§ **Data for the task**:
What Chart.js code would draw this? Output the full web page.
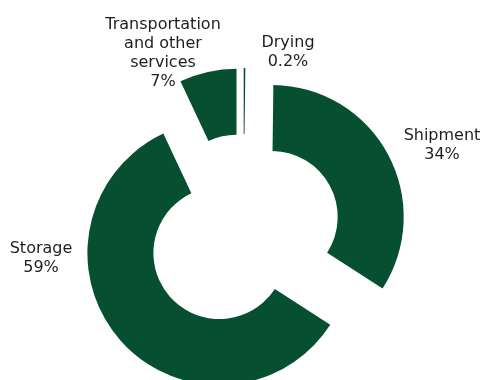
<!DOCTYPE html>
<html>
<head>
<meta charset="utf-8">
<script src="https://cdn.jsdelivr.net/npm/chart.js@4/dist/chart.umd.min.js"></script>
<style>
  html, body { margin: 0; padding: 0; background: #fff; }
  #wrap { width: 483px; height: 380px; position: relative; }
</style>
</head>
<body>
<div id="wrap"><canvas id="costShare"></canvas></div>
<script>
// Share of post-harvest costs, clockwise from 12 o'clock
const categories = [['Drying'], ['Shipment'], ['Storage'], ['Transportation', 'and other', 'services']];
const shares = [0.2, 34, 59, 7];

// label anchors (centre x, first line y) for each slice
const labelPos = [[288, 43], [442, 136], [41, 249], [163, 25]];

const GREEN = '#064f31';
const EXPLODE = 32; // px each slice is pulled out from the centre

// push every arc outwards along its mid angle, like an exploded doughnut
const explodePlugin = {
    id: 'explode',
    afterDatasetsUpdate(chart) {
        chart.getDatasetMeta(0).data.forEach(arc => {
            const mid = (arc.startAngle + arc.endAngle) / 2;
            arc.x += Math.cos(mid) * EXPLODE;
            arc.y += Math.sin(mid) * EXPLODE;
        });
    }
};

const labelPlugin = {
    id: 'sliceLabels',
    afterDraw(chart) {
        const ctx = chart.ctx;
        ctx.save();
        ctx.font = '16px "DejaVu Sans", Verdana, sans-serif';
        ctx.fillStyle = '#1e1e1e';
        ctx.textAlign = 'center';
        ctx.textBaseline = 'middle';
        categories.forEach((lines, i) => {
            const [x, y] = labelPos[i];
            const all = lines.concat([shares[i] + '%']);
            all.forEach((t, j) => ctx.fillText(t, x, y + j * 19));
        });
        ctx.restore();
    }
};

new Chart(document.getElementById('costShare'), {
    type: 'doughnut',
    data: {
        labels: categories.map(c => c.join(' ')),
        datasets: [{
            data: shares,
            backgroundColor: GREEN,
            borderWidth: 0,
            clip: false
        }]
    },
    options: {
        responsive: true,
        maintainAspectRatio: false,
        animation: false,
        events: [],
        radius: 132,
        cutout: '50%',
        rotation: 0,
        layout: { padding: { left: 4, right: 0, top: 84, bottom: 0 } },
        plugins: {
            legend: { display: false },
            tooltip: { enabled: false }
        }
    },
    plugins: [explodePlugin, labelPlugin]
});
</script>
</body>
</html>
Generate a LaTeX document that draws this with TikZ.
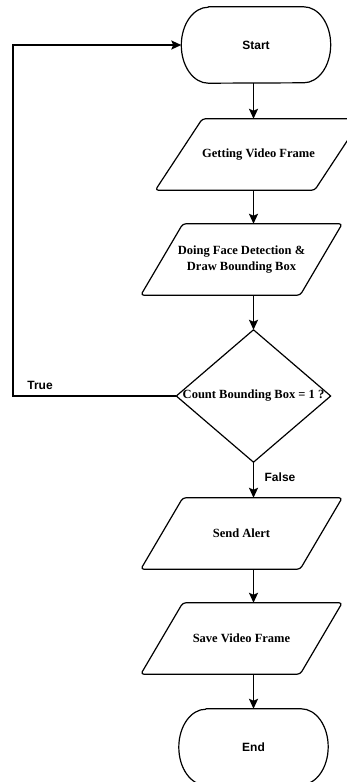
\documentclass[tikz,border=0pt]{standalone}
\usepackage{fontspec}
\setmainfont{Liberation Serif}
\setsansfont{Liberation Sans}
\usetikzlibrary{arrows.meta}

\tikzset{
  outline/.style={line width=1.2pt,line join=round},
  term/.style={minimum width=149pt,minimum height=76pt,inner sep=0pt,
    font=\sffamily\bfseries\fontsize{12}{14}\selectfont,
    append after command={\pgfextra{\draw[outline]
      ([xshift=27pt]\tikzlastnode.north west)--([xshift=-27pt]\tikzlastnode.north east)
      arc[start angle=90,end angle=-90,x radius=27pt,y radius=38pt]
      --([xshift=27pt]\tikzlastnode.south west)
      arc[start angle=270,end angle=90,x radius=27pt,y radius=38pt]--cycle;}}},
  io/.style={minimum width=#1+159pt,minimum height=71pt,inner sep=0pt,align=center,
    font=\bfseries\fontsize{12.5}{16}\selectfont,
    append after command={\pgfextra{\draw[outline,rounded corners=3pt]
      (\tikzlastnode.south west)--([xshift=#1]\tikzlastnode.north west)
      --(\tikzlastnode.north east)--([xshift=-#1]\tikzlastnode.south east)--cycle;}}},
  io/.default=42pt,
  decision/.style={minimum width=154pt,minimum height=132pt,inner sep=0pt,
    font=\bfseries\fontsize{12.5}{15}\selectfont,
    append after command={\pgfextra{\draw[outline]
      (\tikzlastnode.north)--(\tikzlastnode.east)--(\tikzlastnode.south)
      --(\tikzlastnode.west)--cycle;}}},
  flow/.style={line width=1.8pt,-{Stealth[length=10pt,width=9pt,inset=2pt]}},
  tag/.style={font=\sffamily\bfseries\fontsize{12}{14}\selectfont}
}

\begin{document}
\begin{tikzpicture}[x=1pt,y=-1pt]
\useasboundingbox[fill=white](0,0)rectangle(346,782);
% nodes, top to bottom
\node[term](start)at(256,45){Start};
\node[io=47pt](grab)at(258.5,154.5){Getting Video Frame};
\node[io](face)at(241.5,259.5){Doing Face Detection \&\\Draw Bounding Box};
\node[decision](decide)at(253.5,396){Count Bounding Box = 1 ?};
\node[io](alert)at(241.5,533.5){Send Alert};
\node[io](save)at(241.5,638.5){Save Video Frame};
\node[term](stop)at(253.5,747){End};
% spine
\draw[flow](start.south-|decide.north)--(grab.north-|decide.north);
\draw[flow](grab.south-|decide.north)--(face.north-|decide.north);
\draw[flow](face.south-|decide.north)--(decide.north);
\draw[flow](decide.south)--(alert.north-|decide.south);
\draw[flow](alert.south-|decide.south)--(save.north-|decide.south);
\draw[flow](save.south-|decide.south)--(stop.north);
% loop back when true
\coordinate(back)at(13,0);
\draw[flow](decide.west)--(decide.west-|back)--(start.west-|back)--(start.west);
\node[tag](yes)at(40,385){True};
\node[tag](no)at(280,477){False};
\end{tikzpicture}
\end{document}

§ **Problem description**: Retype the whole listing, keeping every line identical and omitting all pictures.

§ **Finished task**:
What Chart.js code would draw this? Output the full web page.
<!DOCTYPE html>
<html>
<head>
<meta charset="utf-8">
<script src="https://cdn.jsdelivr.net/npm/chart.js@4/dist/chart.umd.min.js"></script>
<style>
  html, body { margin: 0; padding: 0; background: #fff; }
  #wrap { width: 483px; height: 380px; position: relative; }
</style>
</head>
<body>
<div id="wrap"><canvas id="costShare"></canvas></div>
<script>
// Share of post-harvest costs, clockwise from 12 o'clock
const categories = [['Drying'], ['Shipment'], ['Storage'], ['Transportation', 'and other', 'services']];
const shares = [0.2, 34, 59, 7];

// label anchors (centre x, first line y) for each slice
const labelPos = [[288, 43], [442, 136], [41, 249], [163, 25]];

const GREEN = '#064f31';
const EXPLODE = 32; // px each slice is pulled out from the centre

// push every arc outwards along its mid angle, like an exploded doughnut
const explodePlugin = {
    id: 'explode',
    afterDatasetsUpdate(chart) {
        chart.getDatasetMeta(0).data.forEach(arc => {
            const mid = (arc.startAngle + arc.endAngle) / 2;
            arc.x += Math.cos(mid) * EXPLODE;
            arc.y += Math.sin(mid) * EXPLODE;
        });
    }
};

const labelPlugin = {
    id: 'sliceLabels',
    afterDraw(chart) {
        const ctx = chart.ctx;
        ctx.save();
        ctx.font = '16px "DejaVu Sans", Verdana, sans-serif';
        ctx.fillStyle = '#1e1e1e';
        ctx.textAlign = 'center';
        ctx.textBaseline = 'middle';
        categories.forEach((lines, i) => {
            const [x, y] = labelPos[i];
            const all = lines.concat([shares[i] + '%']);
            all.forEach((t, j) => ctx.fillText(t, x, y + j * 19));
        });
        ctx.restore();
    }
};

new Chart(document.getElementById('costShare'), {
    type: 'doughnut',
    data: {
        labels: categories.map(c => c.join(' ')),
        datasets: [{
            data: shares,
            backgroundColor: GREEN,
            borderWidth: 0,
            clip: false
        }]
    },
    options: {
        responsive: true,
        maintainAspectRatio: false,
        animation: false,
        events: [],
        radius: 132,
        cutout: '50%',
        rotation: 0,
        layout: { padding: { left: 4, right: 0, top: 84, bottom: 0 } },
        plugins: {
            legend: { display: false },
            tooltip: { enabled: false }
        }
    },
    plugins: [explodePlugin, labelPlugin]
});
</script>
</body>
</html>
Generate a LaTeX document that draws this with TikZ.
\documentclass[tikz,border=0pt]{standalone}
\usepackage{fontspec}
\setmainfont{Liberation Serif}
\setsansfont{Liberation Sans}
\usetikzlibrary{arrows.meta}

\tikzset{
  outline/.style={line width=1.2pt,line join=round},
  term/.style={minimum width=149pt,minimum height=76pt,inner sep=0pt,
    font=\sffamily\bfseries\fontsize{12}{14}\selectfont,
    append after command={\pgfextra{\draw[outline]
      ([xshift=27pt]\tikzlastnode.north west)--([xshift=-27pt]\tikzlastnode.north east)
      arc[start angle=90,end angle=-90,x radius=27pt,y radius=38pt]
      --([xshift=27pt]\tikzlastnode.south west)
      arc[start angle=270,end angle=90,x radius=27pt,y radius=38pt]--cycle;}}},
  io/.style={minimum width=#1+159pt,minimum height=71pt,inner sep=0pt,align=center,
    font=\bfseries\fontsize{12.5}{16}\selectfont,
    append after command={\pgfextra{\draw[outline,rounded corners=3pt]
      (\tikzlastnode.south west)--([xshift=#1]\tikzlastnode.north west)
      --(\tikzlastnode.north east)--([xshift=-#1]\tikzlastnode.south east)--cycle;}}},
  io/.default=42pt,
  decision/.style={minimum width=154pt,minimum height=132pt,inner sep=0pt,
    font=\bfseries\fontsize{12.5}{15}\selectfont,
    append after command={\pgfextra{\draw[outline]
      (\tikzlastnode.north)--(\tikzlastnode.east)--(\tikzlastnode.south)
      --(\tikzlastnode.west)--cycle;}}},
  flow/.style={line width=1.8pt,-{Stealth[length=10pt,width=9pt,inset=2pt]}},
  tag/.style={font=\sffamily\bfseries\fontsize{12}{14}\selectfont}
}

\begin{document}
\begin{tikzpicture}[x=1pt,y=-1pt]
\useasboundingbox[fill=white](0,0)rectangle(346,782);
% nodes, top to bottom
\node[term](start)at(256,45){Start};
\node[io=47pt](grab)at(258.5,154.5){Getting Video Frame};
\node[io](face)at(241.5,259.5){Doing Face Detection \&\\Draw Bounding Box};
\node[decision](decide)at(253.5,396){Count Bounding Box = 1 ?};
\node[io](alert)at(241.5,533.5){Send Alert};
\node[io](save)at(241.5,638.5){Save Video Frame};
\node[term](stop)at(253.5,747){End};
% spine
\draw[flow](start.south-|decide.north)--(grab.north-|decide.north);
\draw[flow](grab.south-|decide.north)--(face.north-|decide.north);
\draw[flow](face.south-|decide.north)--(decide.north);
\draw[flow](decide.south)--(alert.north-|decide.south);
\draw[flow](alert.south-|decide.south)--(save.north-|decide.south);
\draw[flow](save.south-|decide.south)--(stop.north);
% loop back when true
\coordinate(back)at(13,0);
\draw[flow](decide.west)--(decide.west-|back)--(start.west-|back)--(start.west);
\node[tag](yes)at(40,385){True};
\node[tag](no)at(280,477){False};
\end{tikzpicture}
\end{document}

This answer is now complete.